本当に「軌道に乗った」と安心できたのは2022年度の3月期の決算を迎えた時です。東京タワーとあべのハルカスでのイベントに加えて、単発の出張イベントのお声がけもいただくようになり、地元のお祭りや住宅展示場などでも実施しています。おかげで売上も安定してきて、事業としての持続性が見出せるようになりました。

表現活動と商売は違う。笑ってもらえるなら、理想の形と違ってもいい

――改めて、野々村さんのキャリアを教えてください。

ラジオが好きなので、新卒でラジオ業界の営業職に就き、12年間はたらき続けました。
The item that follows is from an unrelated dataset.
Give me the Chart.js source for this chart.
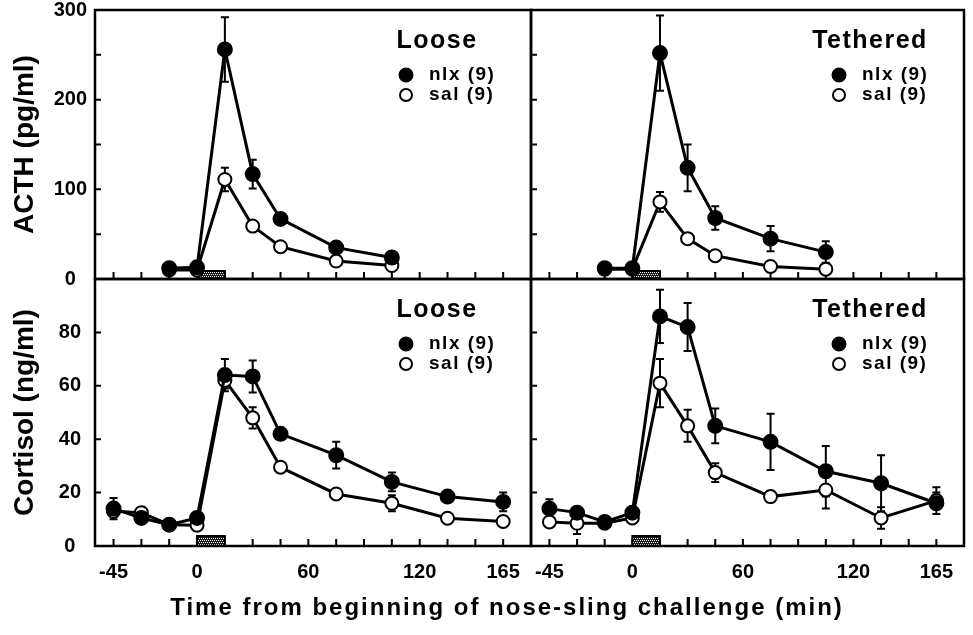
<!DOCTYPE html>
<html>
<head>
<meta charset="utf-8">
<script src="https://cdn.jsdelivr.net/npm/chart.js@4/dist/chart.umd.min.js"></script>
<style>
  html, body { margin: 0; padding: 0; background: #fff; }
  #figure { position: relative; width: 973px; height: 635px; }
  #figure canvas { position: absolute; left: 0; top: 0; }
</style>
</head>
<body>
<div id="figure">
  <canvas id="acthLoose" width="973" height="635"></canvas>
  <canvas id="acthTethered" width="973" height="635"></canvas>
  <canvas id="cortLoose" width="973" height="635"></canvas>
  <canvas id="cortTethered" width="973" height="635"></canvas>
</div>
<script>
// sampling times (min from start of nose-sling)
const acthTimes = [-15, 0, 15, 30, 45, 75, 105];
const cortTimes = [-45, -30, -15, 0, 15, 30, 45, 75, 105, 135, 165];
const xTickValues = [-45, -30, -15, 0, 15, 30, 45, 60, 75, 90, 105, 120, 135, 150, 165];
const xLabelValues = [-45, 0, 60, 120, 165];
const slingWindow = [0, 15];

// ACTH, pg/ml (mean and SEM)
const acthLooseNlx = [12, 13, 256, 117, 67, 35, 24];
const acthLooseNlxSem = [2, 2, 36, 16, 4, 3, 3];
const acthLooseSal = [10, 10, 111, 59, 36, 20, 15];
const acthLooseSalSem = [2, 2, 13, 4, 3, 2, 2];
const acthTethNlx = [12, 12, 252, 124, 68, 45, 30];
const acthTethNlxSem = [2, 2, 42, 26, 13, 14, 12];
const acthTethSal = [11, 11, 86, 45, 26, 14, 11];
const acthTethSalSem = [2, 2, 11, 4, 3, 2, 2];

// cortisol, ng/ml (mean and SEM)
const cortLooseNlx = [14, 10.5, 8, 10.5, 64, 63.5, 42, 34, 24, 18.5, 16.5];
const cortLooseNlxSem = [4, 1.5, 1.5, 1.5, 6, 6, 1.5, 5, 3.5, 1.5, 3.5];
const cortLooseSal = [13, 12.5, 8, 7.8, 62, 48, 29.5, 19.5, 16, 10.4, 9.2];
const cortLooseSalSem = [2, 1.5, 1, 1, 3, 4, 1.5, 1.5, 3, 1.5, 2];
const cortTethNlx = [14, 12.5, 9, 12.5, 86, 82, 45, 39, 28, 23.5, 16];
const cortTethNlxSem = [3.5, 1.5, 1.5, 1.5, 10, 9, 6.5, 10.5, 9.5, 10.5, 4];
const cortTethSal = [9, 8.5, 8.5, 10.5, 61, 45, 27.5, 18.5, 21, 10.5, 17];
const cortTethSalSem = [1.5, 4, 1, 1.5, 9, 6, 3.5, 1.5, 7, 4, 5];

const fontFamily = "'Liberation Sans', Arial, Helvetica, sans-serif";

// stippled fill for the sling bar
const stipple = (() => {
  const c = document.createElement('canvas');
  c.width = 4; c.height = 4;
  const g = c.getContext('2d');
  g.fillStyle = '#1a1a1a';
  g.fillRect(0, 0, 4, 4);
  g.fillStyle = '#fff';
  [[0, 0], [2, 0], [1, 2], [3, 2]].forEach(([px, py]) => g.fillRect(px, py, 1, 1));
  return c;
})();

const panelDecor = {
  id: 'panelDecor',
  beforeDatasetsDraw(chart, args, opts) {
    const { ctx, chartArea: a, scales: { x, y } } = chart;
    ctx.save();
    ctx.strokeStyle = '#000';
    ctx.lineCap = 'butt';

    // inward tick marks
    ctx.lineWidth = 2;
    ctx.beginPath();
    xTickValues.forEach(v => {
      const px = x.getPixelForValue(v);
      ctx.moveTo(px, a.bottom);
      ctx.lineTo(px, a.bottom - 7);
    });
    y.ticks.forEach(t => {
      const py = y.getPixelForValue(t.value);
      ctx.moveTo(a.left, py);
      ctx.lineTo(a.left + 6, py);
    });
    ctx.stroke();

    // sling bar on the time axis
    const x0 = x.getPixelForValue(slingWindow[0]);
    const x1 = x.getPixelForValue(slingWindow[1]);
    const h = opts.barHeight;
    ctx.fillStyle = ctx.createPattern(stipple, 'repeat');
    ctx.fillRect(x0, a.bottom - h, x1 - x0, h);
    ctx.lineWidth = 2;
    ctx.strokeRect(x0, a.bottom - h, x1 - x0, h);

    // SEM bars
    ctx.lineWidth = 2;
    ctx.beginPath();
    chart.data.datasets.forEach(ds => {
      ds.data.forEach((p, i) => {
        const e = ds.sem[i];
        if (!e) return;
        const px = x.getPixelForValue(p.x);
        const top = y.getPixelForValue(p.y + e);
        const bot = y.getPixelForValue(Math.max(0, p.y - e));
        ctx.moveTo(px, top); ctx.lineTo(px, bot);
        ctx.moveTo(px - 4, top); ctx.lineTo(px + 4, top);
        ctx.moveTo(px - 4, bot); ctx.lineTo(px + 4, bot);
      });
    });
    ctx.stroke();

    // panel frame
    ctx.lineWidth = 2.5;
    ctx.strokeRect(a.left, a.top, a.right - a.left, a.bottom - a.top);
    ctx.restore();
  },
  afterDraw(chart, args, opts) {
    const { ctx, chartArea: a } = chart;
    const mx = a.right - 125;
    ctx.save();
    ctx.fillStyle = '#000';
    ctx.textBaseline = 'middle';

    ctx.letterSpacing = '1.5px';
    ctx.font = 'bold 25px ' + fontFamily;
    ctx.textAlign = 'center';
    ctx.fillText(opts.title, mx + 31, a.top + 31);

    ctx.font = 'bold 19px ' + fontFamily;
    ctx.textAlign = 'left';
    chart.data.datasets.forEach((ds, i) => {
      const ly = a.top + 65 + i * 20;
      ctx.beginPath();
      ctx.arc(mx, ly, ds.pointRadius - 0.5, 0, Math.PI * 2);
      ctx.fillStyle = ds.pointBackgroundColor;
      ctx.fill();
      ctx.lineWidth = ds.pointBorderWidth;
      ctx.strokeStyle = '#000';
      ctx.stroke();
      ctx.fillStyle = '#000';
      ctx.fillText(ds.label, mx + 23, ly);
    });

    if (opts.xTitle) {
      ctx.letterSpacing = '2px';
      ctx.font = 'bold 24px ' + fontFamily;
      ctx.textAlign = 'center';
      ctx.fillText(opts.xTitle, 507, 608);
    }
    ctx.restore();
  }
};

function series(label, times, values, sem, filled) {
  return {
    label,
    data: times.map((t, i) => ({ x: t, y: values[i] })),
    sem,
    borderColor: '#000',
    borderWidth: 3,
    pointRadius: filled ? 7 : 6.5,
    pointBackgroundColor: filled ? '#000' : '#fff',
    pointBorderColor: '#000',
    pointBorderWidth: 2,
    tension: 0,
    clip: false
  };
}

function makePanel(id, cfg) {
  const yAxis = {
    type: 'linear',
    display: cfg.showY,
    min: 0,
    max: cfg.yMax,
    grid: { display: false, drawTicks: false },
    border: { display: false },
    ticks: {
      stepSize: cfg.yStep,
      color: '#000',
      font: { family: fontFamily, size: 20, weight: 'bold' },
      crossAlign: 'center',
      padding: cfg.yPad,
      callback: v => (cfg.yLabels.includes(v) ? String(v) : '')
    },
    title: {
      display: cfg.showY,
      text: cfg.yTitle,
      color: '#000',
      font: { family: fontFamily, size: 28, weight: 'bold' },
      padding: { top: 8, bottom: 0 }
    },
    afterFit: s => {
      if (!cfg.showY) return;
      s.width = cfg.area.left;
      s.paddingTop = 0;
      s.paddingBottom = 0;
    }
  };
  const xAxis = {
    type: 'linear',
    display: cfg.showX,
    min: -55,
    max: 180,
    grid: { display: false, drawTicks: false },
    border: { display: false },
    afterBuildTicks: s => { s.ticks = xTickValues.map(v => ({ value: v })); },
    ticks: {
      autoSkip: false,
      maxRotation: 0,
      color: '#000',
      padding: 14,
      font: { family: fontFamily, size: 20, weight: 'bold' },
      callback: v => (xLabelValues.includes(v) ? String(v) : '')
    },
    afterFit: s => {
      if (!cfg.showX) return;
      s.height = 635 - cfg.area.bottom;
      s.paddingLeft = 0;
      s.paddingRight = 0;
    }
  };
  return new Chart(document.getElementById(id), {
    type: 'line',
    data: {
      datasets: [
        series('nlx (9)', cfg.times, cfg.nlx, cfg.nlxSem, true),
        series('sal (9)', cfg.times, cfg.sal, cfg.salSem, false)
      ]
    },
    options: {
      responsive: false,
      animation: false,
      events: [],
      layout: {
        padding: {
          left: cfg.showY ? 0 : cfg.area.left,
          top: cfg.area.top,
          right: 973 - cfg.area.right,
          bottom: cfg.showX ? 0 : 635 - cfg.area.bottom
        }
      },
      scales: { x: xAxis, y: yAxis },
      plugins: {
        legend: { display: false },
        tooltip: { enabled: false },
        panelDecor: { title: cfg.title, barHeight: cfg.barHeight, xTitle: cfg.xTitle }
      }
    },
    plugins: [panelDecor]
  });
}

makePanel('acthLoose', {
  area: { left: 95, top: 10, right: 531, bottom: 279 },
  showX: false, showY: true, title: 'Loose', yTitle: 'ACTH (pg/ml)',
  yMax: 300, yStep: 50, yLabels: [0, 100, 200, 300], yPad: 8, barHeight: 8,
  times: acthTimes, nlx: acthLooseNlx, nlxSem: acthLooseNlxSem, sal: acthLooseSal, salSem: acthLooseSalSem
});
makePanel('acthTethered', {
  area: { left: 531, top: 10, right: 969, bottom: 279 },
  showX: false, showY: false, title: 'Tethered', yTitle: '',
  yMax: 300, yStep: 50, yLabels: [], yPad: 8, barHeight: 8,
  times: acthTimes, nlx: acthTethNlx, nlxSem: acthTethNlxSem, sal: acthTethSal, salSem: acthTethSalSem
});
makePanel('cortLoose', {
  area: { left: 95, top: 279, right: 531, bottom: 546 },
  showX: true, showY: true, title: 'Loose', yTitle: 'Cortisol (ng/ml)',
  yMax: 100, yStep: 20, yLabels: [0, 20, 40, 60, 80], yPad: 14, barHeight: 10,
  xTitle: 'Time from beginning of nose-sling challenge (min)',
  times: cortTimes, nlx: cortLooseNlx, nlxSem: cortLooseNlxSem, sal: cortLooseSal, salSem: cortLooseSalSem
});
makePanel('cortTethered', {
  area: { left: 531, top: 279, right: 969, bottom: 546 },
  showX: true, showY: false, title: 'Tethered', yTitle: '',
  yMax: 100, yStep: 20, yLabels: [], yPad: 14, barHeight: 10,
  times: cortTimes, nlx: cortTethNlx, nlxSem: cortTethNlxSem, sal: cortTethSal, salSem: cortTethSalSem
});
</script>
</body>
</html>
やりたいことを仕事にしたい性格なので、ぼんやりと「ゆくゆくは独立したい」と考えていて、営業の仕事を通じて「自分のアイデアを形にする方法」について学んでいました。

30歳を過ぎて1年くらいは無収入で生活できるくらいのお金が貯まり、「バンジージャンプをビジネスにする」という軸も定まったので、33歳で独立して今に至ります。

――苦境でもあきらめずに継続するメンタルは、どのように培ってきたのでしょうか?

タフな性格ではなく、緊急事態宣言下は「このままでいいのかな」と思うこともありましたが、友人やパートナーなど周りの応援してくれる人の期待に応えたいという思いと、自分が今まで積み重ねてきた努力に報いたいという気合いで踏ん張れたと思います。

また、VRバンジージャンプのおもしろさを自信に変えていました。「自分がやっていることはおもしろい」という確信が、継続力につながっています。心が折れないよう、疲れた時は思い切って数日休むのも大事だと感じました。

――VRバンジージャンプの会場では、大爆笑が起きているそうですね。

見ている人も体験している人も、よく笑いますね。VRゴーグルをつけてはいるものの、シーソー型の装置に乗って、それを係員が逆さにしているだけなので、悲鳴を上げて怖がっている様子がちょっと滑稽なんです(笑)

もともとの大きい体験装置からバージョンダウンして気付いたのは、表現活動と商売は違うということです。僕はバンジージャンプの恐怖感を忠実に体験できる表現活動を目指していましたが、みなさんはもっと楽しくお手軽なバンジージャンプ体験を求めていました。

バンジージャンプオタクなので、こだわりをもっと追求したい気持ちがありますが、求められたことに合わせていくのが商売です。皆さんに笑って喜んでもらえるなら、今のお手軽な楽しさをもっと伸ばしていこうと考えています。いつかは自分の意志で飛び込める体験装置も作りたいですね。